Against all odds, 2009 was a good year for technology development.
By Mark Roberti
Feb 01, 2010—When the global recession hit, many RFID vendors cut their technology budgets, but others clearly kept their product development plans on track. In general, RFID providers introduced new products that offer improved performance, are easier and less expensive to deploy, or address specific end user needs. Here are some products that showcase 2009's RFID innovations.

Motorola's FX4700 fixed reader is smaller, more elegant, easier to deploy and less expensive than its predecessor, the XR450 reader. Motorola also introduced the MC3090-Z handheld reader. The device—weighing just 22.93 ounces (650 grams), including the battery—is significantly lighter than the company's other handhelds, and it features a new antenna design optimized to read RFID tags within a 3- to 9-foot area. Both readers are designed for nonindustrial uses, such as tracking products in retail shops, assets in IT or health-care centers, or documents within an office environment.

Impinj's UHF EPC Gen 2 interrogator, marketed as the Speedway Revolution, automatically configures itself to adjust to external conditions, such as changes in RFID tag density or the nearby presence of metallic objects. The company says the autopilot function allows Speedway users to install the reader more easily (since it doesn't require manual configuration) and operate the device without a fluctuation in effectiveness caused by environmental factors that can negatively affect some readers. Impinj also introduced a new version of its reader chip, which it says improves performance for challenging applications, such as reading many tags in close proximity on apparel items.

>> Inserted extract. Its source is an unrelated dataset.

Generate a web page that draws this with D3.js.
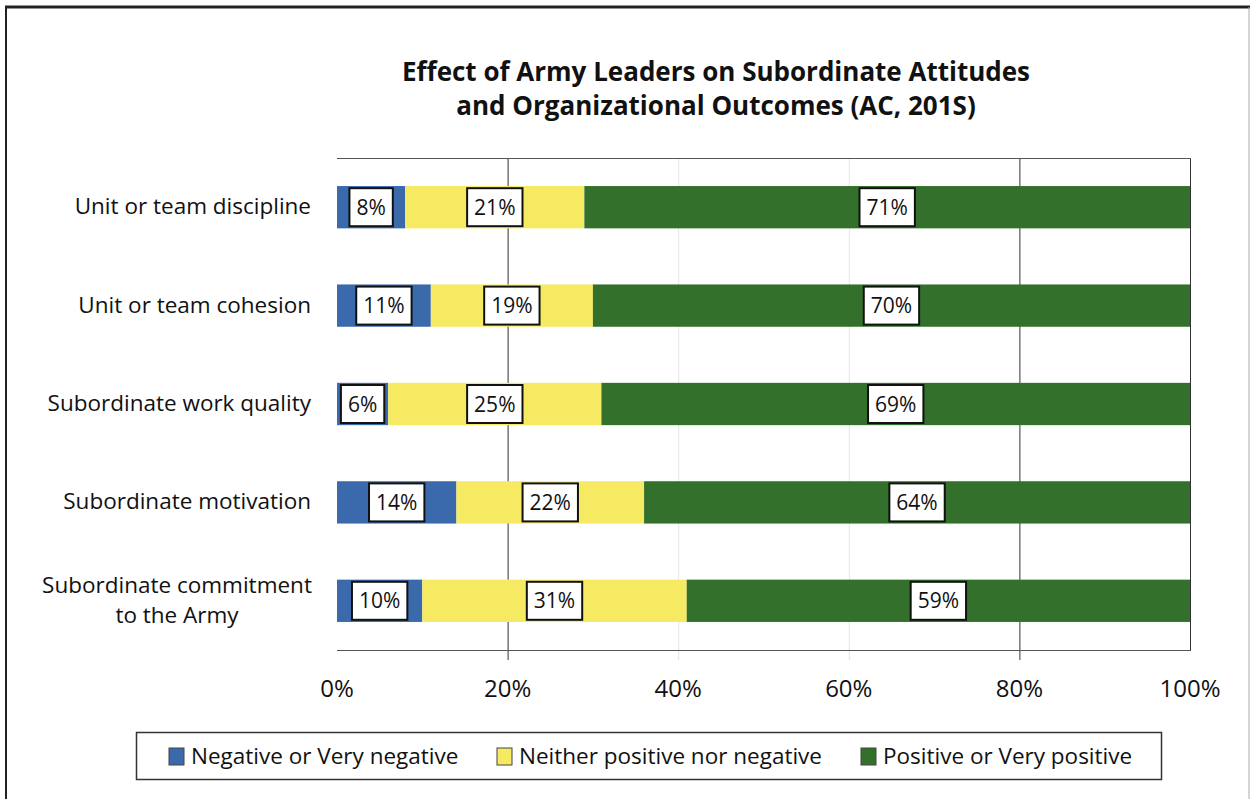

ODIN Technologies' SMART Container system won RFID Journal's Best in Show Award for the best new product at RFID Journal LIVE! 2009. The system, which can be deployed in minutes, can read EPC Gen 2 tags as items are put into a shipping container—and then continuously track them and communicate the data via satellite, cellular and active RFID, providing organizations with end-to-end visibility of their shipments.

Alliance, the merchandising and displays division of Rock-Tenn Co., partnered with Seeonic and UPM Raflatac to introduce an RFID-enabled system that lets retailers and producers track not only new promotional displays but also the individual items featured on those displays. According to Seeonic, the system could also be used in conjunction with a theft-deterrence system.

M/A-COM Technology Solutions' RFID Forklift System includes laser and acoustic sensors designed to improve tag-read and accuracy rates. M/A-COM's initial estimates indicate that a company using its EPC Gen 2 RFID solution would likely increase the throughput of moving pallets in and out by 10 percent to 20 percent, with the extra benefit of increased accuracy. The system can be added to new forklifts or retrofitted to existing ones.